■ **EXERCISE AIM**
Copy out the listing in full, exactly as written, but not its pictures.

····················

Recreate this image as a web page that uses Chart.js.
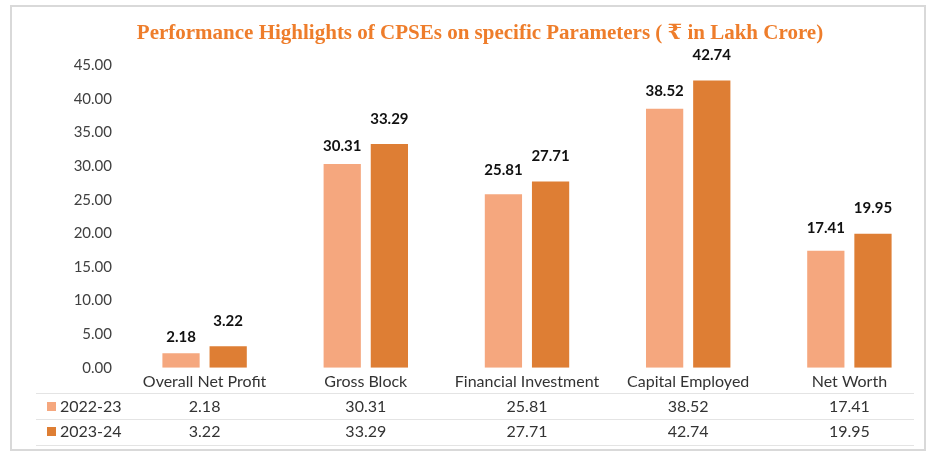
<!DOCTYPE html>
<html>
<head>
<meta charset="UTF-8">
<title>Performance Highlights of CPSEs</title>
<script src="https://cdn.jsdelivr.net/npm/chart.js@4.4.1/dist/chart.umd.min.js"></script>
<style>
  html, body { margin: 0; padding: 0; background: #fff; }
  #wrap { width: 938px; height: 455px; position: relative; }
</style>
</head>
<body>
<div id="wrap"><canvas id="grafica" width="938" height="455"></canvas></div>
<script>
const categorias = ['Overall Net Profit', 'Gross Block', 'Financial Investment', 'Capital Employed', 'Net Worth'];
const serie2223 = [2.18, 30.31, 25.81, 38.52, 17.41];
const serie2324 = [3.22, 33.29, 27.71, 42.74, 19.95];
const nombresSeries = ['2022-23', '2023-24'];
const colores = ['#F5A77E', '#DE7E34'];

const fuente = 'Lato, "Open Sans", sans-serif';

// etiquetas encima de cada barra + tabla de datos debajo del eje
const tablaPlugin = {
    id: 'tablaDatos',
    beforeDraw(chart) {
        const c = chart.ctx;
        c.save();
        c.strokeStyle = '#d9d9d9';
        c.lineWidth = 2;
        c.strokeRect(11, 6, 914, 444);
        c.restore();
    },
    afterDatasetsDraw(chart, args, opts) {
        const c = chart.ctx;
        c.save();
        c.font = 'bold 15px ' + fuente;
        c.fillStyle = '#111';
        c.textAlign = 'center';
        c.textBaseline = 'middle';
        chart.data.datasets.forEach((ds, i) => {
            const meta = chart.getDatasetMeta(i);
            meta.data.forEach((bar, j) => {
                const lift = opts.lifts[i][j];
                c.fillText(ds.data[j].toFixed(2), bar.x, bar.y - lift);
            });
        });
        c.restore();
    },
    afterDraw(chart) {
        const c = chart.ctx;
        const x = chart.scales.x;
        const filas = [407, 432];
        c.save();
        c.strokeStyle = '#e4e4e4';
        c.lineWidth = 1;
        [393.5, 419.5, 445.5].forEach(y => {
            c.beginPath();
            c.moveTo(36, y);
            c.lineTo(914, y);
            c.stroke();
        });
        c.font = '16px ' + fuente;
        c.textBaseline = 'middle';
        chart.data.datasets.forEach((ds, i) => {
            const y = filas[i];
            c.fillStyle = ds.backgroundColor;
            c.fillRect(47, y - 5, 9, 9);
            c.fillStyle = '#333';
            c.textAlign = 'left';
            c.fillText(ds.label, 60, y);
            c.textAlign = 'center';
            ds.data.forEach((v, j) => {
                c.fillText(v.toFixed(2), x.getPixelForValue(j), y);
            });
        });
        c.restore();
    }
};

const ctx = document.getElementById('grafica').getContext('2d');

new Chart(ctx, {
    type: 'bar',
    data: {
        labels: categorias,
        datasets: [
            { label: nombresSeries[0], data: serie2223, backgroundColor: colores[0] },
            { label: nombresSeries[1], data: serie2324, backgroundColor: colores[1] }
        ]
    },
    options: {
        responsive: false,
        animation: false,
        categoryPercentage: 0.585,
        barPercentage: 0.79,
        layout: { padding: { left: 30, right: 8, top: 0, bottom: 60 } },
        scales: {
            y: {
                min: 0,
                max: 45,
                afterFit(scale) { scale.width = 94; },
                grid: { display: false, drawTicks: false },
                border: { display: false },
                ticks: {
                    stepSize: 5,
                    padding: 12,
                    color: '#404040',
                    font: { family: fuente, size: 15 },
                    callback: v => Number(v).toFixed(2)
                }
            },
            x: {
                grid: { display: false, drawTicks: false },
                border: { display: false },
                ticks: {
                    padding: 4,
                    color: '#333',
                    font: { family: fuente, size: 16 }
                }
            }
        },
        plugins: {
            legend: { display: false },
            tooltip: { enabled: false },
            title: {
                display: true,
                text: 'Performance Highlights of CPSEs on specific Parameters ( \u20B9 in Lakh Crore)',
                color: '#EE7D2B',
                font: { family: '"Liberation Serif", "DejaVu Serif", serif', size: 21, weight: 'bold' },
                padding: { top: 21, bottom: 19 }
            },
            tablaDatos: {
                lifts: [[16, 18, 24, 18, 23], [25, 25, 25, 25, 25]]
            }
        }
    },
    plugins: [tablaPlugin]
});
</script>
</body>
</html>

····················

■ **SOLUTION FOR THIS TASK**
Recreate this image as a web page that uses Chart.js.
<!DOCTYPE html>
<html>
<head>
<meta charset="UTF-8">
<title>Performance Highlights of CPSEs</title>
<script src="https://cdn.jsdelivr.net/npm/chart.js@4.4.1/dist/chart.umd.min.js"></script>
<style>
  html, body { margin: 0; padding: 0; background: #fff; }
  #wrap { width: 938px; height: 455px; position: relative; }
</style>
</head>
<body>
<div id="wrap"><canvas id="grafica" width="938" height="455"></canvas></div>
<script>
const categorias = ['Overall Net Profit', 'Gross Block', 'Financial Investment', 'Capital Employed', 'Net Worth'];
const serie2223 = [2.18, 30.31, 25.81, 38.52, 17.41];
const serie2324 = [3.22, 33.29, 27.71, 42.74, 19.95];
const nombresSeries = ['2022-23', '2023-24'];
const colores = ['#F5A77E', '#DE7E34'];

const fuente = 'Lato, "Open Sans", sans-serif';

// etiquetas encima de cada barra + tabla de datos debajo del eje
const tablaPlugin = {
    id: 'tablaDatos',
    beforeDraw(chart) {
        const c = chart.ctx;
        c.save();
        c.strokeStyle = '#d9d9d9';
        c.lineWidth = 2;
        c.strokeRect(11, 6, 914, 444);
        c.restore();
    },
    afterDatasetsDraw(chart, args, opts) {
        const c = chart.ctx;
        c.save();
        c.font = 'bold 15px ' + fuente;
        c.fillStyle = '#111';
        c.textAlign = 'center';
        c.textBaseline = 'middle';
        chart.data.datasets.forEach((ds, i) => {
            const meta = chart.getDatasetMeta(i);
            meta.data.forEach((bar, j) => {
                const lift = opts.lifts[i][j];
                c.fillText(ds.data[j].toFixed(2), bar.x, bar.y - lift);
            });
        });
        c.restore();
    },
    afterDraw(chart) {
        const c = chart.ctx;
        const x = chart.scales.x;
        const filas = [407, 432];
        c.save();
        c.strokeStyle = '#e4e4e4';
        c.lineWidth = 1;
        [393.5, 419.5, 445.5].forEach(y => {
            c.beginPath();
            c.moveTo(36, y);
            c.lineTo(914, y);
            c.stroke();
        });
        c.font = '16px ' + fuente;
        c.textBaseline = 'middle';
        chart.data.datasets.forEach((ds, i) => {
            const y = filas[i];
            c.fillStyle = ds.backgroundColor;
            c.fillRect(47, y - 5, 9, 9);
            c.fillStyle = '#333';
            c.textAlign = 'left';
            c.fillText(ds.label, 60, y);
            c.textAlign = 'center';
            ds.data.forEach((v, j) => {
                c.fillText(v.toFixed(2), x.getPixelForValue(j), y);
            });
        });
        c.restore();
    }
};

const ctx = document.getElementById('grafica').getContext('2d');

new Chart(ctx, {
    type: 'bar',
    data: {
        labels: categorias,
        datasets: [
            { label: nombresSeries[0], data: serie2223, backgroundColor: colores[0] },
            { label: nombresSeries[1], data: serie2324, backgroundColor: colores[1] }
        ]
    },
    options: {
        responsive: false,
        animation: false,
        categoryPercentage: 0.585,
        barPercentage: 0.79,
        layout: { padding: { left: 30, right: 8, top: 0, bottom: 60 } },
        scales: {
            y: {
                min: 0,
                max: 45,
                afterFit(scale) { scale.width = 94; },
                grid: { display: false, drawTicks: false },
                border: { display: false },
                ticks: {
                    stepSize: 5,
                    padding: 12,
                    color: '#404040',
                    font: { family: fuente, size: 15 },
                    callback: v => Number(v).toFixed(2)
                }
            },
            x: {
                grid: { display: false, drawTicks: false },
                border: { display: false },
                ticks: {
                    padding: 4,
                    color: '#333',
                    font: { family: fuente, size: 16 }
                }
            }
        },
        plugins: {
            legend: { display: false },
            tooltip: { enabled: false },
            title: {
                display: true,
                text: 'Performance Highlights of CPSEs on specific Parameters ( \u20B9 in Lakh Crore)',
                color: '#EE7D2B',
                font: { family: '"Liberation Serif", "DejaVu Serif", serif', size: 21, weight: 'bold' },
                padding: { top: 21, bottom: 19 }
            },
            tablaDatos: {
                lifts: [[16, 18, 24, 18, 23], [25, 25, 25, 25, 25]]
            }
        }
    },
    plugins: [tablaPlugin]
});
</script>
</body>
</html>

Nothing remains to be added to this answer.